TASK REQUIREMENTS —
From the entries below, copy every line where the string "that" appears.
— start —
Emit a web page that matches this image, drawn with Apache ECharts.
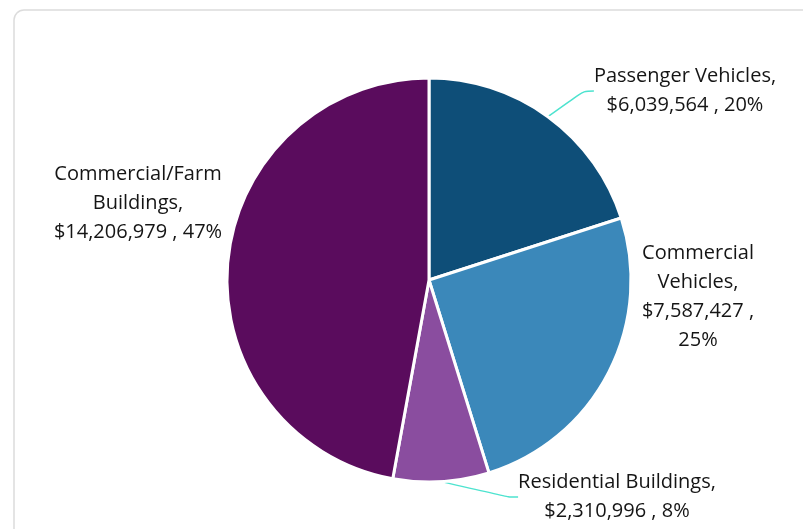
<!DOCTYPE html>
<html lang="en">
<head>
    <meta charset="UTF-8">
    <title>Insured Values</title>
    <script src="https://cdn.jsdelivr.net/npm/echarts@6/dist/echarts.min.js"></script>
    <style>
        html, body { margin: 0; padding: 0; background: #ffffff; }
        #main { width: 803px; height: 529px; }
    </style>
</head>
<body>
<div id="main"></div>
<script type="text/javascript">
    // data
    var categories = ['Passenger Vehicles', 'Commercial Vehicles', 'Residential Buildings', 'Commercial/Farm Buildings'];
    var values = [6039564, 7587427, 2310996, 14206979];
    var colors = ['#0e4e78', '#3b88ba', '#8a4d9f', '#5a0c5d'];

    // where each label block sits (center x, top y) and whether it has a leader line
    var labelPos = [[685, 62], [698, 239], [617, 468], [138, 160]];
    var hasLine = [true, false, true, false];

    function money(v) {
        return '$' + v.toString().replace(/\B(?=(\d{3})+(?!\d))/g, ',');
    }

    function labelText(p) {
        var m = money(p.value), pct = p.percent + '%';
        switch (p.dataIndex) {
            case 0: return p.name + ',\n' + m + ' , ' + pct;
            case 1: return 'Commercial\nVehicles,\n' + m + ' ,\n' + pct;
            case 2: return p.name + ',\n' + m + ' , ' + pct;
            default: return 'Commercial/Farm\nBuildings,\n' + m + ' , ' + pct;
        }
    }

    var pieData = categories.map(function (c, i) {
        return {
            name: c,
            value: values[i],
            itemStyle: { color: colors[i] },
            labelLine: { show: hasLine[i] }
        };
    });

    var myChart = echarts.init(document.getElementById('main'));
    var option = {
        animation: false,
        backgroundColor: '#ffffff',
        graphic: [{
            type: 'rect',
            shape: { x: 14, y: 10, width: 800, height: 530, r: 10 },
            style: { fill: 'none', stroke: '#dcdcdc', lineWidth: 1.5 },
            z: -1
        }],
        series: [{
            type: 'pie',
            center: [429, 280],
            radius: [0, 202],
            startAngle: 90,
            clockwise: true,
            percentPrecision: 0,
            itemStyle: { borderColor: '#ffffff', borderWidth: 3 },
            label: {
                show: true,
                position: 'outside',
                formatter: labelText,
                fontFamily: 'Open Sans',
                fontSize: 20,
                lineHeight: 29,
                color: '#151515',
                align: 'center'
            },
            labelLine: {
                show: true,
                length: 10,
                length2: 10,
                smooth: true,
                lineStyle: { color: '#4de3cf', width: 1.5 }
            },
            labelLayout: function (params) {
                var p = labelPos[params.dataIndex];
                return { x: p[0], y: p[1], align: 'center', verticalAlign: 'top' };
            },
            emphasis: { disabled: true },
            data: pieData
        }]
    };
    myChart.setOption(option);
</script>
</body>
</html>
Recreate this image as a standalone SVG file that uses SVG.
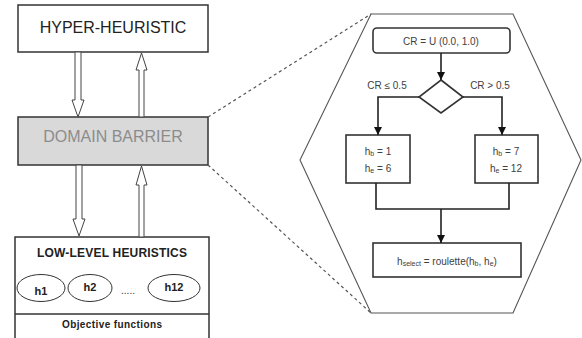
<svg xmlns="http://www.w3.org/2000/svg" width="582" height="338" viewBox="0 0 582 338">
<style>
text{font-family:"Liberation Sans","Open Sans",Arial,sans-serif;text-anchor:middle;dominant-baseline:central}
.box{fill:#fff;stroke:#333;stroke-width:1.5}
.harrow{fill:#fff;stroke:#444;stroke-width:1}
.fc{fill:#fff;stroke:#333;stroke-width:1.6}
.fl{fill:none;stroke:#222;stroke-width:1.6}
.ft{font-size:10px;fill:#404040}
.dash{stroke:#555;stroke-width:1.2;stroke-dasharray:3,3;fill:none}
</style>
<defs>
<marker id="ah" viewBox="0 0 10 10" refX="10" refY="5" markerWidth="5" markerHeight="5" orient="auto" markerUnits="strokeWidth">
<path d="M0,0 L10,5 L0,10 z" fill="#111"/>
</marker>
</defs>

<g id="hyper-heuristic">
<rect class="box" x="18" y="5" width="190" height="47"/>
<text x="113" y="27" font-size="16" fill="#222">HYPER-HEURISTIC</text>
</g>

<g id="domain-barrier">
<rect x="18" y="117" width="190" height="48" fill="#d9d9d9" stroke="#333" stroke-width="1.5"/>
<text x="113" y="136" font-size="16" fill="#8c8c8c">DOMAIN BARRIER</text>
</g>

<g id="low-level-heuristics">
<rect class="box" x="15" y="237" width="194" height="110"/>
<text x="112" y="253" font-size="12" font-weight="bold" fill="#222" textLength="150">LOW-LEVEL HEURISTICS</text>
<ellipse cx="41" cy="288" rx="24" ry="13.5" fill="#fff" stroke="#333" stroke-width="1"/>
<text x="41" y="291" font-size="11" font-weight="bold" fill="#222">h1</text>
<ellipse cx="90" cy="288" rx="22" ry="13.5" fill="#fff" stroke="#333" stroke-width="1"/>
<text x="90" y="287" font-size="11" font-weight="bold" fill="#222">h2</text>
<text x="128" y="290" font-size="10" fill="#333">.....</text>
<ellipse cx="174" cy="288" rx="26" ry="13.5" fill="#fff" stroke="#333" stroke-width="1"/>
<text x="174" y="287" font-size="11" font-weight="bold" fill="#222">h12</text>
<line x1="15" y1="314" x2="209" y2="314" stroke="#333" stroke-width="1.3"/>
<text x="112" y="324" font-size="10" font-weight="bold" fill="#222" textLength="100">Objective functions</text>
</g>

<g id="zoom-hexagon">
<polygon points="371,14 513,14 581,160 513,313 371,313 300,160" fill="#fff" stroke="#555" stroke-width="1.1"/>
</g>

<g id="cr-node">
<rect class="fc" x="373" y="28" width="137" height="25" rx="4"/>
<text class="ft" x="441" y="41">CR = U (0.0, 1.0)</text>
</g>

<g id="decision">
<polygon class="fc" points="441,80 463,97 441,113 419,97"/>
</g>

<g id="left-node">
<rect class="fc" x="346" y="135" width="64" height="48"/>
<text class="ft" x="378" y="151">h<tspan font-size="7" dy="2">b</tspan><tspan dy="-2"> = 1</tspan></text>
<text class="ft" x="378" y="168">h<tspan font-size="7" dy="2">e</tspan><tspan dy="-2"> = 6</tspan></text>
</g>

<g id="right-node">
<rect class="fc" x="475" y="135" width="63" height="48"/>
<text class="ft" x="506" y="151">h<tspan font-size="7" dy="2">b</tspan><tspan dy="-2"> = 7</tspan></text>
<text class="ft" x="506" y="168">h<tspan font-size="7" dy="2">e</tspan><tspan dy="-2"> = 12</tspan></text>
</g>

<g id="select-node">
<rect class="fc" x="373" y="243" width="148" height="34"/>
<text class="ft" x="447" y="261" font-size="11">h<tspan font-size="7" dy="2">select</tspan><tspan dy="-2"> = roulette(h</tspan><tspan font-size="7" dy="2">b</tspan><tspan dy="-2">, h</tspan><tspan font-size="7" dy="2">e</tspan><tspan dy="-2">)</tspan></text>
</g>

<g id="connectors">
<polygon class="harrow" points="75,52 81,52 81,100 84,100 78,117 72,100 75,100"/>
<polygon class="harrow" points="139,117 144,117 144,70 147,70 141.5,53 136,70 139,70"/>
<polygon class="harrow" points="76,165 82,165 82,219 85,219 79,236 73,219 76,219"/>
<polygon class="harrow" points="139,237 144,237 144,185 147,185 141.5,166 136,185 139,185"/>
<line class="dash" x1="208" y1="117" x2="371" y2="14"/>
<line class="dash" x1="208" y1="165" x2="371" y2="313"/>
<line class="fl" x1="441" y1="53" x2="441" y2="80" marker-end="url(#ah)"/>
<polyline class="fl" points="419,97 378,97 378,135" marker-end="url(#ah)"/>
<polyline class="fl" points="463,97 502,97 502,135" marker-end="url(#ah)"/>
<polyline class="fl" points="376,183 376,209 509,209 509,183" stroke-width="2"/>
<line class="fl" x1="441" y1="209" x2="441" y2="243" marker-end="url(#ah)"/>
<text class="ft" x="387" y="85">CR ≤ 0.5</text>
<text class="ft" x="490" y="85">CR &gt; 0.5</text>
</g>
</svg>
— end —
PROBLEM SOLUTION —
Emit a web page that matches this image, drawn with Apache ECharts.
Recreate this image as a standalone SVG file that uses SVG.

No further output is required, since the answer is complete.